No puede ser asumida la participación electoral, en esta ocasión, como la continuidad de la política de crecimiento exitosa entre 2006 y 2015, pero superada como estrategia por las decisiones del núcleo autoritario. Debe ser enfrentada en conjunto con todos los demás tableros de la lucha política venezolana. Son los procesos electorales oportunidad para la movilización de calle, para la organización en las comunidades, para dejar un legado organizativo, para la construcción de puentes y consensos sociales y políticos, para la presión internacional, para la presión sobre el sector militar, para someter al entramado institucional autoritario a nuevos niveles de tensión, para vincular la crisis social y económica con el impulso proclive al cambio político.
No podemos contribuir a la “normalización” de la vida política venezolana, porque bajo las condiciones del autoritarismo actual cualquier forma de normalización es autocratizante, sino que debemos emplear la coyuntura electoral para elevar los niveles de tensión interna de todo el entramado autoritario.
Sostengo que participar en las elecciones regionales es la decisión correcta, incluso bajo un autoritarismo como el venezolano, en la medida en que se asuma esa participación con conciencia de la coexistencia del tablero electoral con el resto de los tableros políticos.

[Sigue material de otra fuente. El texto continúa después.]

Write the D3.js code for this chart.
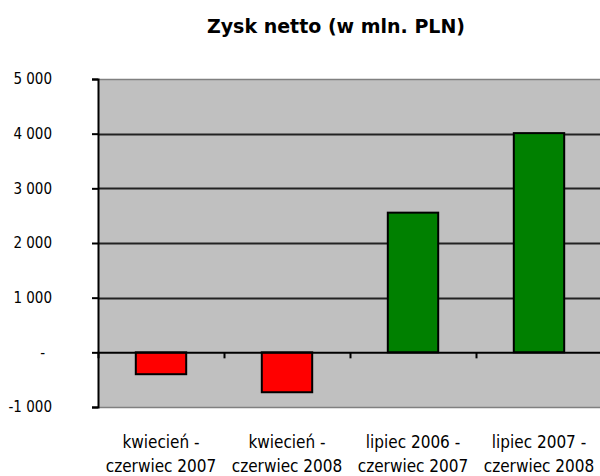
<!DOCTYPE html>
<html>
<head>
<meta charset="utf-8">
<script src="https://cdn.jsdelivr.net/npm/d3@7"></script>
<style>
  body { margin: 0; background: #fff; }
  text { font-family: "DejaVu Sans Condensed", "DejaVu Sans", sans-serif; fill: #000; }
</style>
</head>
<body>
<script>
  // data
  var categories = [
    ["kwiecień -", "czerwiec 2007"],
    ["kwiecień -", "czerwiec 2008"],
    ["lipiec 2006 -", "czerwiec 2007"],
    ["lipiec 2007 -", "czerwiec 2008"]
  ];
  var values = [-400, -730, 2555, 4010];
  var yTicks = [-1000, 0, 1000, 2000, 3000, 4000, 5000];
  var yTickLabels = ["-1 000", "-", "1 000", "2 000", "3 000", "4 000", "5 000"];
  var title = "Zysk netto (w mln. PLN)";

  var width = 600, height = 476;
  var plot = {left: 98, right: 602, top: 79, bottom: 407};

  var svg = d3.select("body").append("svg")
      .attr("width", width)
      .attr("height", height);

  var xScale = d3.scaleBand()
      .domain(d3.range(categories.length))
      .range([plot.left, plot.right])
      .paddingInner(0.6)
      .paddingOuter(0.3);
  var xIdx = d3.scaleLinear()
      .domain([0, categories.length])
      .range([plot.left, plot.right]);
  var yScale = d3.scaleLinear()
      .domain([-1000, 5000])
      .range([plot.bottom, plot.top]);

  // plot background
  svg.append("rect")
    .attr("x", plot.left)
    .attr("y", plot.top)
    .attr("width", plot.right - plot.left)
    .attr("height", plot.bottom - plot.top)
    .attr("fill", "#c0c0c0");

  // gridlines
  svg.append("g")
    .selectAll("line")
    .data(yTicks.filter(function(d) { return d !== 0 && d !== -1000 && d !== 5000; }))
    .enter().append("line")
      .attr("x1", plot.left)
      .attr("x2", plot.right)
      .attr("y1", function(d) { return Math.round(yScale(d)) + 0.5; })
      .attr("y2", function(d) { return Math.round(yScale(d)) + 0.5; })
      .attr("stroke", "#222")
      .attr("stroke-width", 2);

  // top / bottom border of plot
  [plot.top, plot.bottom].forEach(function(y) {
    svg.append("line")
      .attr("x1", plot.left).attr("x2", plot.right)
      .attr("y1", y + 0.5).attr("y2", y + 0.5)
      .attr("stroke", "#808080")
      .attr("stroke-width", 1.5);
  });

  // bars
  svg.append("g")
    .selectAll("rect")
    .data(values)
    .enter().append("rect")
      .attr("x", function(d, i) { return xScale(i); })
      .attr("y", function(d) { return yScale(Math.max(0, d)); })
      .attr("width", xScale.bandwidth())
      .attr("height", function(d) { return Math.abs(yScale(d) - yScale(0)); })
      .attr("fill", function(d) { return d < 0 ? "#ff0000" : "#008000"; })
      .attr("stroke", "#000")
      .attr("stroke-width", 2);

  // axis-y
  var yAxis = svg.append("g")
    .attr("transform", "translate(" + plot.left + ",0)")
    .call(d3.axisLeft(yScale)
      .tickValues(yTicks)
      .tickSize(6)
      .tickFormat(function(d, i) { return yTickLabels[i]; }));
  yAxis.select(".domain").attr("stroke", "#000").attr("stroke-width", 2);
  yAxis.selectAll(".tick line").attr("stroke", "#000").attr("stroke-width", 2);
  yAxis.selectAll(".tick text")
    .attr("font-size", "15px")
    .attr("text-anchor", "end")
    .attr("x", function(d) { return d === 0 ? -53 : -46; });

  // axis-x at zero
  var xAxis = svg.append("g")
    .attr("transform", "translate(0," + yScale(0) + ")")
    .call(d3.axisBottom(xIdx)
      .tickValues([1, 2, 3])
      .tickSize(6)
      .tickFormat(""));
  xAxis.select(".domain").attr("stroke", "#000").attr("stroke-width", 2);
  xAxis.selectAll(".tick line").attr("stroke", "#000").attr("stroke-width", 2);

  // category labels
  var labels = svg.append("g")
    .selectAll("text")
    .data(categories)
    .enter().append("text")
      .attr("text-anchor", "middle")
      .attr("font-size", "17px")
      .attr("transform", function(d, i) {
        return "translate(" + (xIdx(i) + (xIdx(1) - xIdx(0)) / 2) + ",448)";
      });
  labels.selectAll("tspan")
    .data(function(d) { return d; })
    .enter().append("tspan")
      .attr("x", 0)
      .attr("dy", function(d, i) { return i === 0 ? 0 : 24; })
      .text(function(d) { return d; });

  // title
  svg.append("text")
    .attr("x", 336)
    .attr("y", 33)
    .attr("text-anchor", "middle")
    .attr("font-size", "19px")
    .attr("font-weight", "bold")
    .style("font-family", "'DejaVu Sans', sans-serif")
    .text(title);
</script>
</body>
</html>
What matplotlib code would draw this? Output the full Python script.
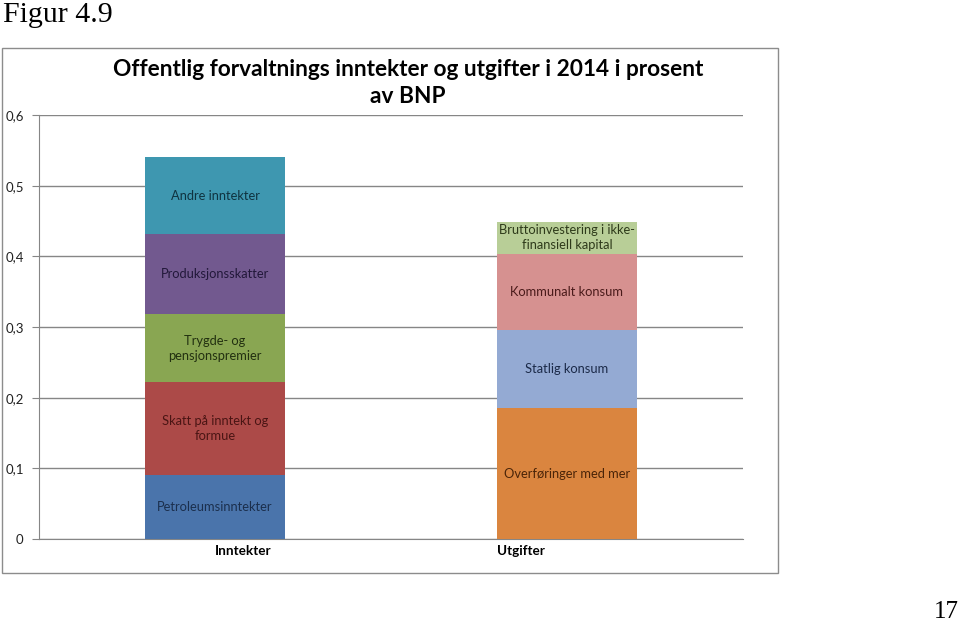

En la Venezuela del día de hoy no hay una salida electoral a la crisis, pero son las elecciones ocasión para que se expresen las más diversas tensiones existentes por todas las fisuras del régimen, las que se despliegan entre gobernantes y gobernados, entre civilistas y militaristas, entre moderados y radicales, entre cubanófilos y nacionalistas, entre socialistas y capitalistas, entre negociantes y negociados, entre los hambrientos y los hambreadores. Es en el seno de esos conflictos sociales donde se despliega la coyuntura electoral. El epicentro de todos los conflictos sociales, políticos y económicos yace bajo la superficie de Miraflores, es momento de mover las fallas, es hora de tocar todas las teclas y desplegar una única estrategia sobre todos y cada uno de los tableros. No perdamos la ocasión. ¡Manos a la obra!